Immersion: As a loosely defined psychological term, the concept has been used to define a unique experience when using a media or technology platform. Often affiliated with digital reality technologies, and other “immersive” technologies, this concept refers to users’ perceptions to feel a sense of presence in a non-physical world. This term often refers to a fully surrounded experiences when using HMD in a simulated space.

Information privacy: This term describes people’s right to control, own, and determine how and whether their personal location information is collected and used.

Museum: Refers to an institution that preserves, reinstates, and displays a collection of artistic, cultural, historical, scientific artefacts that are of importance and of great value to human experiences.

(Creative) Cultural Industry: A British term that refers to a set of knowledge-based and –generating economic segments and industries, ranging from advertising, broadcasting, crafts, film, graphic design, music, publishing, tourism, etc. This concept is often used along with “creative”. This concept often covers a wide variety of businesses, such as architecture, craft, film and television production, music, publication, etc.

Cultural Object: The term refers to human-made articles for a spiritual and/or practical purpose or activity that may have functional and/or artistic relevance to the general public.

Digital Reality Technology: An all-inclusive term to encompass a set of reality-creating technologies such as augmented reality, mixed reality, virtual reality, 360 degree video, and other emerging immersive technologies that can create a totally artificial virtual environment through computer-generated contents.

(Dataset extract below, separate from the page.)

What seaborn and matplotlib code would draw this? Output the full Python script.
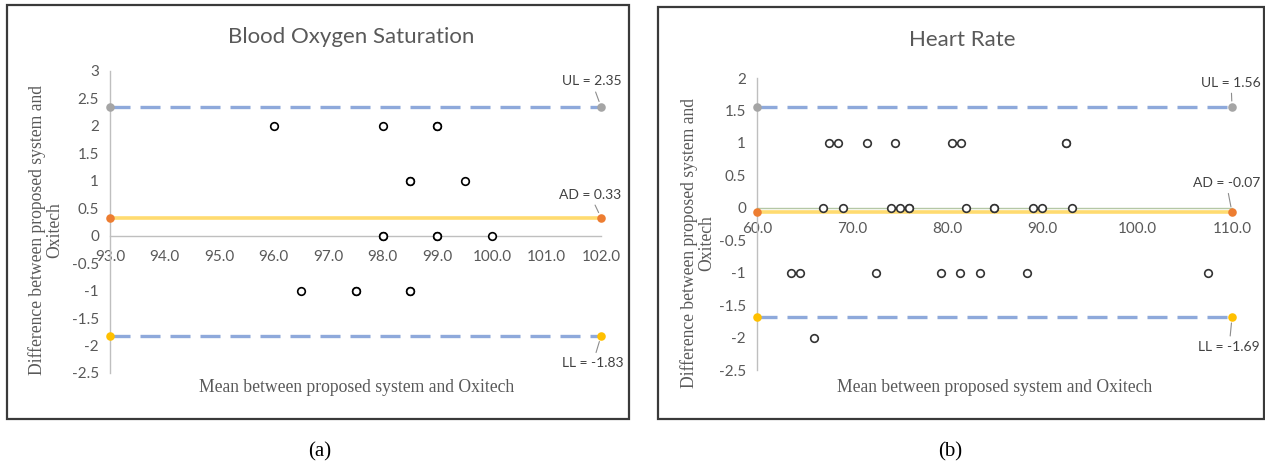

Virtual Reality: Commonly abbreviated as VR is the most recognized digital reality technologies and was studied as early as in the 1980s. VR is able to produce an interactive and computer-generated experience by captivating users within an artificial environment where interacting with the virtual articles are accomplished through auditory, visual, and haptic inputs.

Mixed Reality: Commonly abbreviated as MR. This term frequently refers to another similar term, hybrid reality. MR refers to the merger of both actual and virtual worlds to generate an immersive virtual space where digital reality meets and coexists with physical objects to let users to interact with reality-creating objects in real time.